## [What you have to do]
How many of these lines hold the string "chart"? Answer with the number only.

## [Data]
** start **

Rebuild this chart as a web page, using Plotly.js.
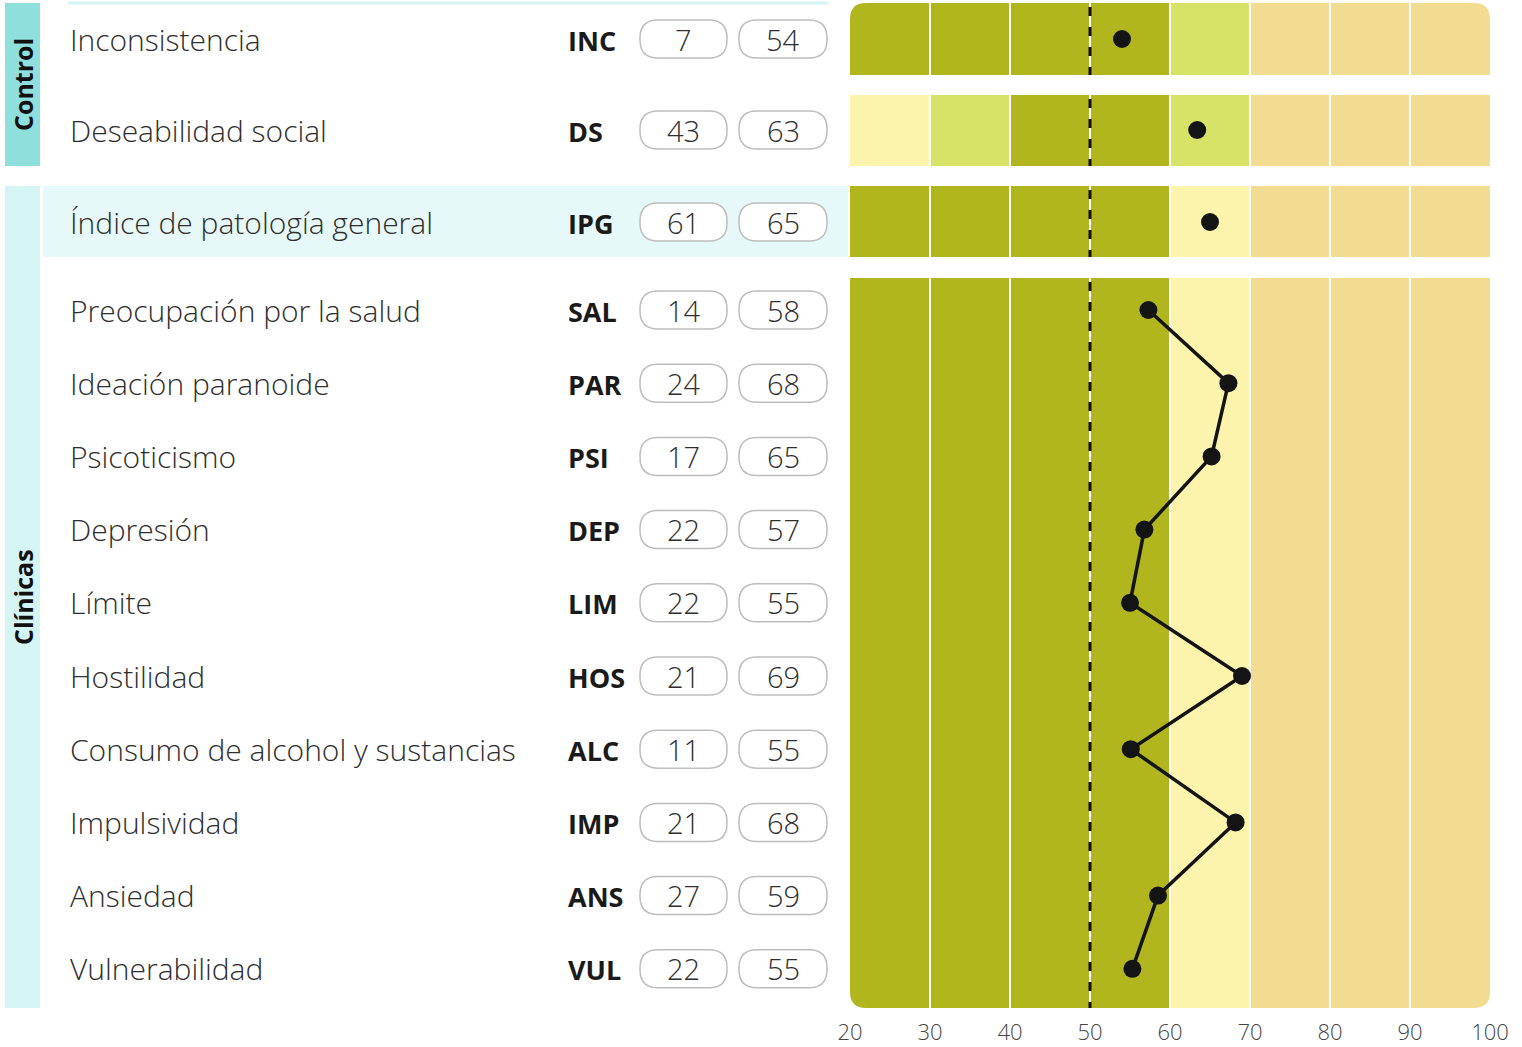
<!DOCTYPE html>
<html>
<head>
<meta charset="utf-8">
<script src="https://cdn.plot.ly/plotly-3.0.1.min.js"></script>
<style>html,body{margin:0;padding:0;background:#fff;}#chart{width:1522px;height:1047px;}</style>
</head>
<body>
<div id="chart"></div>
<script>
// ---- data ----
const scaleNames = ["Inconsistencia","Deseabilidad social","Índice de patología general","Preocupación por la salud","Ideación paranoide","Psicoticismo","Depresión","Límite","Hostilidad","Consumo de alcohol y sustancias","Impulsividad","Ansiedad","Vulnerabilidad"];
const scaleCodes = ["INC","DS","IPG","SAL","PAR","PSI","DEP","LIM","HOS","ALC","IMP","ANS","VUL"];
const rawScores = [7,43,61,14,24,17,22,22,21,11,21,27,22];
const tScores = [54,63,65,58,68,65,57,55,69,55,68,59,55];
const plottedT = [54,63.4,65,57.3,67.3,65.2,56.8,55,69,55.1,68.2,58.5,55.3];
const groupNames = ["Control","Clínicas"];
const tickVals = [20,30,40,50,60,70,80,90,100];
const meanT = 50;
// band colours per 10-point segment (20-30 ... 90-100)
const bandINC = ["D","D","D","D","L","T","T","T"];
const bandDS  = ["Y","L","D","D","L","T","T","T"];
const bandIPG = ["D","D","D","D","Y","T","T","T"];
const bandCLIN= ["D","D","D","D","Y","T","T","T"];

// ---- styling / layout helpers ----
const COL = {D:"#b1b61e", L:"#d6e366", Y:"#fcf4ad", T:"#f2dc91"};
const FONT = "Open Sans, Noto Sans, sans-serif";
const px2x = px => 20 + (px - 850) / 8;   // x data units are 8 px each
const xRange = [px2x(0), px2x(1522)];

// row centres (y axis in pixel units)
function rowY(i){
  if (i === 0) return 39;
  if (i === 1) return 130;
  if (i === 2) return 222;
  return 310 + (i - 3) * 73.2;
}
const ys = scaleNames.map((_, i) => rowY(i));

const shapes = [];
const annotations = [];

function rrPath(x0, y0, x1, y1, r, corners){
  const X = p => px2x(p);
  let d = "";
  d += "M" + X(x0 + (corners.tl ? r : 0)) + "," + y0;
  d += " L" + X(x1 - (corners.tr ? r : 0)) + "," + y0;
  if (corners.tr) d += " Q" + X(x1) + "," + y0 + " " + X(x1) + "," + (y0 + r);
  d += " L" + X(x1) + "," + (y1 - (corners.br ? r : 0));
  if (corners.br) d += " Q" + X(x1) + "," + y1 + " " + X(x1 - r) + "," + y1;
  d += " L" + X(x0 + (corners.bl ? r : 0)) + "," + y1;
  if (corners.bl) d += " Q" + X(x0) + "," + y1 + " " + X(x0) + "," + (y1 - r);
  d += " L" + X(x0) + "," + (y0 + (corners.tl ? r : 0));
  if (corners.tl) d += " Q" + X(x0) + "," + y0 + " " + X(x0 + r) + "," + y0;
  d += " Z";
  return d;
}
const tx2px = t => 850 + (t - 20) * 8;

// group side bars and highlights
shapes.push({type:"rect", xref:"x", yref:"y", x0:px2x(5), x1:px2x(40), y0:3, y1:166, fillcolor:"#8fe0dc", line:{width:0}, layer:"below"});
shapes.push({type:"rect", xref:"x", yref:"y", x0:px2x(5), x1:px2x(40), y0:186, y1:1008, fillcolor:"#d5f5f5", line:{width:0}, layer:"below"});
shapes.push({type:"rect", xref:"x", yref:"y", x0:px2x(43), x1:px2x(848), y0:186, y1:257, fillcolor:"#e7f8f8", line:{width:0}, layer:"below"});
shapes.push({type:"line", xref:"x", yref:"y", x0:px2x(68), x1:px2x(828), y0:3, y1:3, line:{color:"#d3f3f3", width:3}, layer:"below"});

// bands
function addBand(colors, y0, y1, roundTop, roundBottom){
  colors.forEach((c, k) => {
    const a = tickVals[k], b = tickVals[k + 1];
    const first = k === 0, last = k === colors.length - 1;
    const corners = {tl: roundTop && first, tr: roundTop && last, br: roundBottom && last, bl: roundBottom && first};
    shapes.push({type:"path", xref:"x", yref:"y", path: rrPath(tx2px(a), y0, tx2px(b), y1, 16, corners),
      fillcolor: COL[c], line:{width:0}, layer:"below"});
  });
  tickVals.slice(1, -1).forEach(v => {
    shapes.push({type:"line", xref:"x", yref:"y", x0:v, x1:v, y0:y0, y1:y1, line:{color:"#ffffff", width:2}, layer:"below"});
  });
  shapes.push({type:"line", xref:"x", yref:"y", x0:meanT, x1:meanT, y0:y0 + 4, y1:y1, line:{color:"#111111", width:3, dash:"9px,11px"}, layer:"below"});
}
addBand(bandINC, 3, 75, true, false);
addBand(bandDS, 95, 166, false, false);
addBand(bandIPG, 186, 257, false, false);
addBand(bandCLIN, 278, 1008, false, true);

// labels + pills
scaleNames.forEach((n, i) => {
  const y = ys[i];
  annotations.push({xref:"x", yref:"y", x:px2x(68), y:y, text:n, showarrow:false, xanchor:"left", yanchor:"middle",
    font:{family:FONT, size:30, weight:300, color:"#2e2e2e"}});
  annotations.push({xref:"x", yref:"y", x:px2x(566), y:y + 1, text:"<b>" + scaleCodes[i] + "</b>", showarrow:false, xanchor:"left", yanchor:"middle",
    font:{family:FONT, size:27, color:"#1a1a1a"}});
  [[640, 727, rawScores[i]], [739, 827, tScores[i]]].forEach(p => {
    shapes.push({type:"path", xref:"x", yref:"y", path: rrPath(p[0], y - 19, p[1], y + 19, 18, {tl:true,tr:true,br:true,bl:true}),
      fillcolor:"#ffffff", line:{color:"#bdbdbd", width:1.5}, layer:"below"});
    annotations.push({xref:"x", yref:"y", x:px2x((p[0] + p[1]) / 2), y:y, text:String(p[2]), showarrow:false, xanchor:"center", yanchor:"middle",
      font:{family:FONT, size:29, weight:300, color:"#2e2e2e"}});
  });
});

// group titles
annotations.push({xref:"x", yref:"y", x:px2x(23), y:85, text:"<b>" + groupNames[0] + "</b>", textangle:-90, showarrow:false, xanchor:"center", yanchor:"middle", font:{family:FONT, size:25, color:"#111"}});
annotations.push({xref:"x", yref:"y", x:px2x(23), y:597, text:"<b>" + groupNames[1] + "</b>", textangle:-90, showarrow:false, xanchor:"center", yanchor:"middle", font:{family:FONT, size:25, color:"#111"}});

// traces
const ctrlIdx = [0, 1, 2];
const clinIdx = scaleNames.map((_, i) => i).filter(i => i >= 3);
const traces = [
  {type:"scatter", mode:"markers", x: ctrlIdx.map(i => plottedT[i]), y: ctrlIdx.map(i => ys[i]),
   marker:{color:"#141414", size:18}, hoverinfo:"skip", showlegend:false, cliponaxis:false},
  {type:"scatter", mode:"lines+markers", x: clinIdx.map(i => plottedT[i]), y: clinIdx.map(i => ys[i]),
   line:{color:"#141414", width:3.5}, marker:{color:"#141414", size:18}, hoverinfo:"skip", showlegend:false, cliponaxis:false}
];

const layout = {
  width:1522, height:1047,
  margin:{l:0, r:0, t:0, b:37, pad:0},
  paper_bgcolor:"#ffffff", plot_bgcolor:"rgba(0,0,0,0)",
  showlegend:false,
  xaxis:{range:xRange, tickvals:tickVals, ticktext:tickVals.map(String), showgrid:false, zeroline:false, showline:false,
    ticks:"", ticklabelstandoff:7, tickfont:{family:FONT, size:22, weight:300, color:"#444444"}, fixedrange:true},
  yaxis:{range:[1010, 0], visible:false, showgrid:false, zeroline:false, fixedrange:true},
  shapes:shapes, annotations:annotations
};
Plotly.newPlot("chart", traces, layout, {displayModeBar:false, staticPlot:true});
</script>
</body>
</html>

** end **

## [Result of this exercise]
4